Mr. De Angelis comes to Canada after a posting in Ukraine, a country that mirrors Canada in its high volume of refugee traffic. But that's where the similarities end, says Mr. De Angelis.

"It is not only another continent, it is another world in [some] respects," he says, explaining that Ukraine has become a sort of hub for migrants and refugees from other countries trying to enter the EU.

Mr. De Angelis has been posted throughout Europe, Africa and the Middle East, and spent time as far afield as the tiny island nation of Nauru in the Pacific Ocean. But he says his first posting remains his favourite.

"Sometimes postings are a little bit like sentimental life," he says. "Your first posting, you don't forget it." The destination was Belgrade in 1987, which was a part of Yugoslavia at the time.

Still, by the time Mr. De Angelis set foot in Belgrade he had already gotten a glimpse of Canada, having spent a few days in Toronto and Algonquin Park when he travelled here during his youth.

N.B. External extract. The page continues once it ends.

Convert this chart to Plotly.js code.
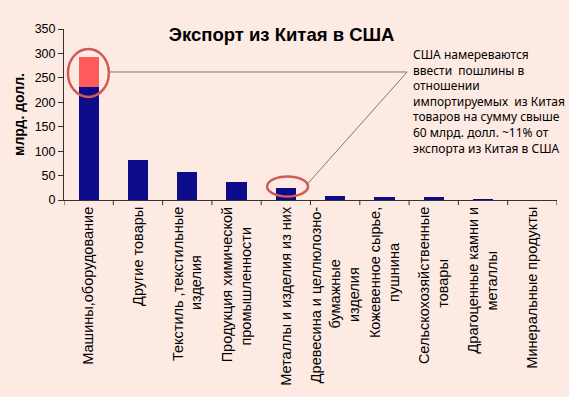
<!DOCTYPE html>
<html>
<head>
<meta charset="utf-8">
<script src="https://cdn.plot.ly/plotly-3.0.1.min.js"></script>
<style>html,body{margin:0;padding:0;background:#FCEAE3;}#chart{width:569px;height:397px;}</style>
</head>
<body>
<div id="chart"></div>
<script>
const categories = [
  "Машины,оборудование",
  "Другие товары",
  "Текстиль ,текстильные<br>изделия",
  "Продукция химической<br>промышленности",
  "Металлы и изделия из них",
  "Древесина и целлюлозно-<br>бумажные<br>изделия",
  "Кожевенное сырье,<br>пушнина",
  "Сельскохозяйственные<br>товары",
  "Драгоценные камни и<br>металлы",
  "Минеральные продукты"
];
const exportValues = [232, 81, 58, 36, 25, 9, 7, 7, 2, 0.3];
const tariffValues = [60, 0, 0, 0, 0, 0, 0, 0, 0, 0];
const yTicks = [0, 50, 100, 150, 200, 250, 300, 350];
const chartTitle = "Экспорт из Китая в США";
const yTitle = "млрд. долл.";
const noteText = "США намереваются<br>ввести  пошлины в<br>отношении<br>импортируемых  из Китая<br>товаров на сумму свыше<br>60 млрд. долл. ~11% от<br>экспорта из Китая в США";

const idx = categories.map((c, i) => i);

// center the lines of multi-line rotated tick labels by padding shorter lines
const TICK_FONT_SIZE = 14.5;
const TICK_FONT = 'Liberation Sans';
const ctx = document.createElement('canvas').getContext('2d');
ctx.font = TICK_FONT_SIZE + 'px "' + TICK_FONT + '"';
const nb = '\u00A0';
const nbW = ctx.measureText(nb).width || TICK_FONT_SIZE * 0.28;
const tickText = categories.map(label => {
  const lines = label.split('<br>');
  if (lines.length < 2) return label;
  const widths = lines.map(l => ctx.measureText(l).width);
  const maxW = Math.max(...widths);
  return lines.map((l, i) => l + nb.repeat(Math.max(0, Math.round((maxW - widths[i]) / 2 / nbW)))).join('<br>');
});

const data = [
  {type: 'bar', x: idx, y: exportValues, marker: {color: '#0C0C8A'}, width: 0.41, hoverinfo: 'none'},
  {type: 'bar', x: idx, y: tariffValues, marker: {color: '#FF5B5B'}, width: 0.41, hoverinfo: 'none'}
];

const layout = {
  width: 569, height: 397,
  paper_bgcolor: '#FCEAE3', plot_bgcolor: '#FCEAE3',
  margin: {l: 64, r: 12, t: 29, b: 197},
  showlegend: false,
  barmode: 'stack',
  font: {family: 'Liberation Sans, Arial, sans-serif', color: '#000'},
  title: {text: '<b>' + chartTitle + '</b>', font: {size: 18.5, family: 'Liberation Sans, Arial, sans-serif', color: '#000'},
          x: 0.495, xanchor: 'center', y: 0.912, yanchor: 'middle', xref: 'container', yref: 'container'},
  xaxis: {
    type: 'linear', range: [-0.5, 9.5], tickmode: 'array',
    tickvals: idx, ticktext: tickText, tickangle: -90,
    showline: true, linecolor: '#333', linewidth: 1,
    ticks: '', showgrid: false, zeroline: false,
    tickfont: {size: TICK_FONT_SIZE, family: TICK_FONT + ', Arial, sans-serif'},
    fixedrange: true
  },
  yaxis: {
    range: [0, 350], tickmode: 'array', tickvals: yTicks,
    showline: true, linecolor: '#333', linewidth: 1,
    ticks: 'outside', ticklen: 5, tickcolor: '#333',
    showgrid: false, zeroline: false,
    tickfont: {size: 12.5},
    title: {text: '<b>' + yTitle + '</b>', font: {size: 14}, standoff: 6}
  },
  shapes: [
    ...Array.from({length: categories.length + 1}, (_, i) => ({
      type: 'line', xref: 'x', yref: 'paper', x0: i - 0.5, x1: i - 0.5, y0: 0, y1: -0.03,
      line: {color: '#333', width: 1}
    })),
    {type: 'circle', xref: 'x', yref: 'y', x0: -0.42, x1: 0.41, y0: 211, y1: 309,
     line: {color: '#D45856', width: 2.5}},
    {type: 'circle', xref: 'x', yref: 'y', x0: 3.62, x1: 4.45, y0: 7, y1: 48,
     line: {color: '#D45856', width: 2.5}},
    {type: 'line', xref: 'x', yref: 'y', x0: 0.43, x1: 6.46, y0: 262, y1: 262,
     line: {color: '#7a7a7a', width: 1}},
    {type: 'line', xref: 'x', yref: 'y', x0: 6.46, x1: 4.43, y0: 262, y1: 32,
     line: {color: '#7a7a7a', width: 1}}
  ],
  annotations: [
    {text: noteText, xref: 'paper', yref: 'paper', x: 0.703, y: 0.915,
     xanchor: 'left', yanchor: 'top', align: 'left', showarrow: false,
     font: {size: 12, family: 'Noto Sans, DejaVu Sans, sans-serif', color: '#000'}}
  ]
};

Plotly.newPlot('chart', data, layout, {displayModeBar: false, staticPlot: true});
</script>
</body>
</html>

"I really [kept] this very strong impression of these few days that I was [in Canada]," he says, "and this helped me to be able to [keep] in my imagination over the years the greatness and the potential of this country."

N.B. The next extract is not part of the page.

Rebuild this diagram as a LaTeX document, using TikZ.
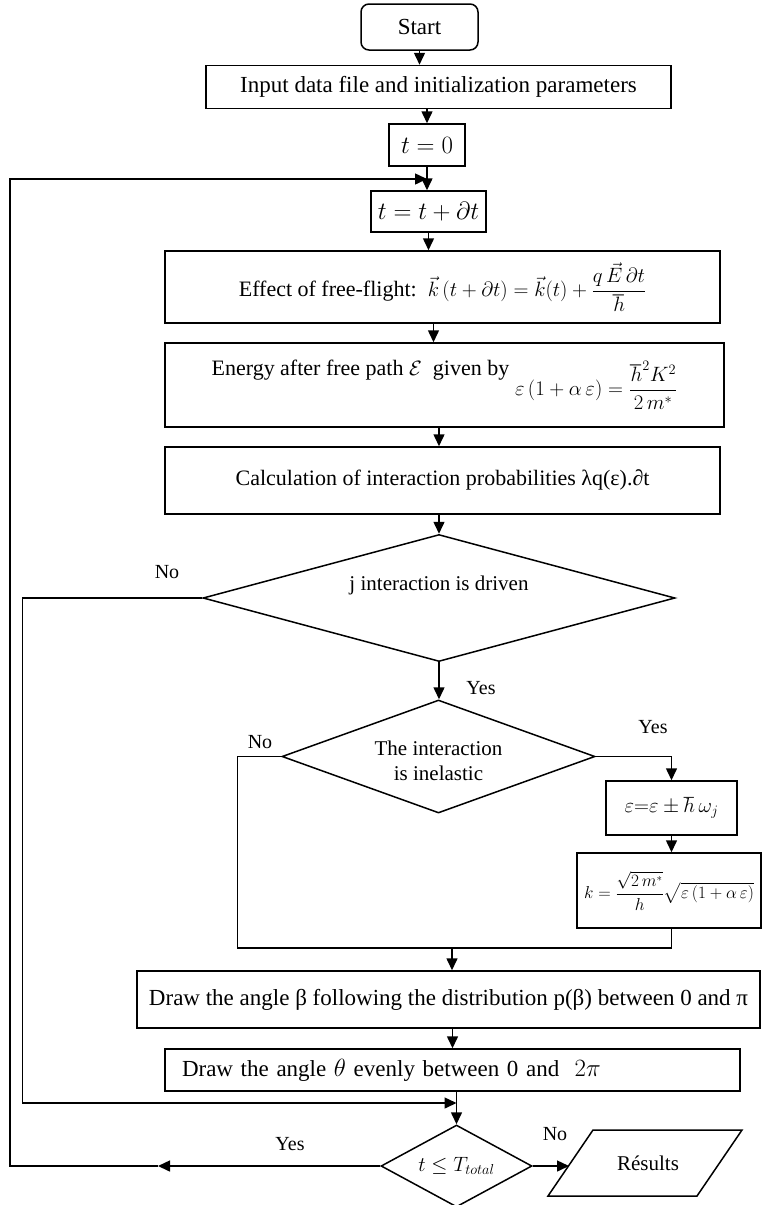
\documentclass[tikz,border=0pt]{standalone}
\usepackage{fontspec}
\usepackage{amsmath}
\setmainfont{Liberation Serif}
\usetikzlibrary{shapes.geometric,arrows.meta,calc}
\begin{document}
\begin{tikzpicture}[x=1pt,y=-1pt,
  line width=1.5pt,
  box/.style={draw, rectangle, inner sep=0pt, font=\fontsize{23}{27}\selectfont},
  dec/.style={draw, diamond, inner sep=0pt, font=\fontsize{21}{25}\selectfont},
  arr/.style={-{Triangle[length=12pt,width=11pt]}},
  lbl/.style={font=\fontsize{20}{24}\selectfont}]
\useasboundingbox (0,0) rectangle (762,1205);

% boxes
\node[box, rounded corners=8pt, minimum width=117pt, minimum height=46pt] (start) at (419.5,27) {Start};
\node[box, minimum width=465pt, minimum height=43pt] (input) at (438.5,87) {Input data file and initialization parameters};
\node[box, minimum width=76pt, minimum height=42pt] (t0) at (427,145) {$t=0$};
\node[box, minimum width=115pt, minimum height=41pt] (tdt) at (428.5,211.5) {$t=t+\partial t$};
\node[box, minimum width=555pt, minimum height=72pt, font=\fontsize{22}{26}\selectfont] (ff) at (442.5,287)
  {Effect of free-flight:\ \ $\vec k\left(t+\partial t\right)=\vec k(t)+\dfrac{q\,\vec E\,\partial t}{\hbar}$};
\node[box, minimum width=559pt, minimum height=84pt, font=\fontsize{22}{26}\selectfont] (en) at (444.5,385)
  {\raisebox{20pt}{Energy after free path $\mathcal{E}$\ \ given by}$\;\varepsilon\left(1+\alpha\,\varepsilon\right)=\dfrac{\hbar^{2}K^{2}}{2\,m^{*}}$};
\node[box, minimum width=555pt, minimum height=67pt, font=\fontsize{22}{26}\selectfont] (calc) at (442.5,480.5)
  {\raisebox{6pt}{Calculation of interaction probabilities λq(ε).∂t}};
\node[dec, aspect=3.75, minimum width=472pt, minimum height=127pt,
  label={[font=\fontsize{21}{25}\selectfont, yshift=13pt]center:j interaction is driven}] (d1) at (439,598) {};
\node[dec, aspect=2.77, minimum width=313pt, minimum height=113pt,
  label={[font=\fontsize{21}{25}\selectfont, yshift=-4pt, align=center]center:The interaction\\is inelastic}] (d2) at (438.5,756.5) {};
\node[box, minimum width=131pt, minimum height=54pt, font=\fontsize{20}{24}\selectfont] (eps) at (671.5,808) {$\varepsilon{=}\varepsilon\pm\hbar\,\omega_j$};
\node[box, minimum width=184pt, minimum height=75pt, font=\fontsize{16}{19}\selectfont] (kb) at (669,890.5)
  {$k=\dfrac{\sqrt{2\,m^{*}}}{h}\sqrt{\varepsilon\left(1+\alpha\,\varepsilon\right)}$};
\node[box, minimum width=623pt, minimum height=57pt] (beta) at (448.5,999.5)
  {Draw the angle β following the distribution p(β) between 0 and π};
\node[box, minimum height=42pt, inner xsep=17pt, text width=541pt, align=left] (theta) at (452.5,1070)
  {Draw the angle $\theta$ evenly between 0 and \ $2\pi$};
\node[dec, aspect=1.84, minimum width=151pt, minimum height=82pt] (d3) at (456.5,1166) {$t\leq T_{total}$};
\node[font=\fontsize{21}{25}\selectfont] (res) at (648,1163) {Résults};
\draw (res.center) ++(-100,33) -- ++(45,-66) -- ++(149,0) -- ++(-45,66) -- cycle;

% labels
\node[lbl] (lno1) at (167,572) {No};
\node[lbl] (lyes1) at (481,688) {Yes};
\node[lbl] (lyes2) at (653,727) {Yes};
\node[lbl] (lno2) at (260,742) {No};
\node[lbl] (lyes3) at (290,1144) {Yes};
\node[lbl] (lno3) at (555,1134) {No};

% junction coordinates
\coordinate (lj) at (427,179);
\coordinate (jn) at (456.5,1103);
\coordinate (m) at (452,948);
\coordinate (ya) at (158,1166);
\coordinate (resin) at (569,1166);

% connectors
\draw[arr] (start.south) -- (start.south |- input.north);
\draw[arr] (t0.north |- input.south) -- (t0.north);
\draw[arr] (t0.south) -- (t0.south |- tdt.north);
\draw[arr] (tdt.south) -- (tdt.south |- ff.north);
\draw[arr] ([xshift=-9pt]ff.south) -- ([xshift=-9pt]ff.south |- en.north);
\draw[arr] (d1.north |- en.south) -- (d1.north |- calc.north);
\draw[arr] (d1.north |- calc.south) -- (d1.north);
\draw[arr] (d1.south) -- (d1.south |- d2.north);
\draw[arr] (d1.west) -- ++(-180,0) |- (jn);
\draw[arr] (d2.east) -| (eps.north);
\draw[arr] (eps.south) -- (eps.south |- kb.north);
\draw (d2.west) -- ++(-44,0) |- (m);
\draw (eps.south |- kb.south) |- (m);
\draw[arr] (m) -- (m |- beta.north);
\draw[arr] (theta.north |- beta.south) -- (theta.north);
\draw[arr] (d3.north |- theta.south) -- (d3.north);
\draw[arr] (d3.west) -- (ya);
\draw[line width=2.8pt] ([xshift=4pt]ya) -- ([xshift=40pt]ya);
\draw[arr] (ya) -- ++(-148,0) |- (lj);
\draw[arr] (d3.east) -- (resin);
\end{tikzpicture}
\end{document}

He decided to take that jaunt through Ontario during a trip to see his brother, who was studying in the United States at the time.

Mr. De Angelis will soon be joined in Canada by his wife, Hiromi De Angelis, who originally hails from Japan. He met Hiromi, a kindergarten teacher, when she was working with a Japanese school in Rome connected to the Japanese Embassy. At the time he was working with an organization in Rome that promoted inter-cultural learning programs.

Mr. De Angelis and his wife have two teenaged daughters, who will remain in Europe to finish their studies. Elena is studying oriental languages at the University of Venice, and Sara is finishing high school at the Atlantic College in the UK.

Mr. De Angelis says this will be the first time he has been assigned to a post where he and his wife will leave the children behind.

"Sooner or later that must come, because it is the law of nature," he says, "but it is also true that this is the life that we are living as international civil servants."

Still, he considers himself lucky to have kept his family together for most of his career with the UNHCR, which often posts its diplomats to designated non-family duty stations.

"This is part of our work and it becomes part of our life, and children grow up knowing they have periods in which they don't see their father or their mother," he says.

As he awaits the arrival of his wife, Mr. De Angelis is trying to familiarize himself with the city they will call home for the next few years, and he says his staff are eager to lend a hand.

"One of the first things my colleagues did when I arrived was to take me to Preston Street," he says, referring to the street around which Ottawa's Little Italy has grown. "Actually, that's the first thing I saw in Ottawa."

It's perhaps ironic that Mr. De Angelis's first stop was a neighbourhood in Canada's capital built from the ground up by Italian immigrants. In his own way, the new UNHCR speaks to the value of such new citizens to a society like Canada.

"If you want to build a wall every brick has its value," he says, "so you bring your brick and then the wall sooner or later will be built."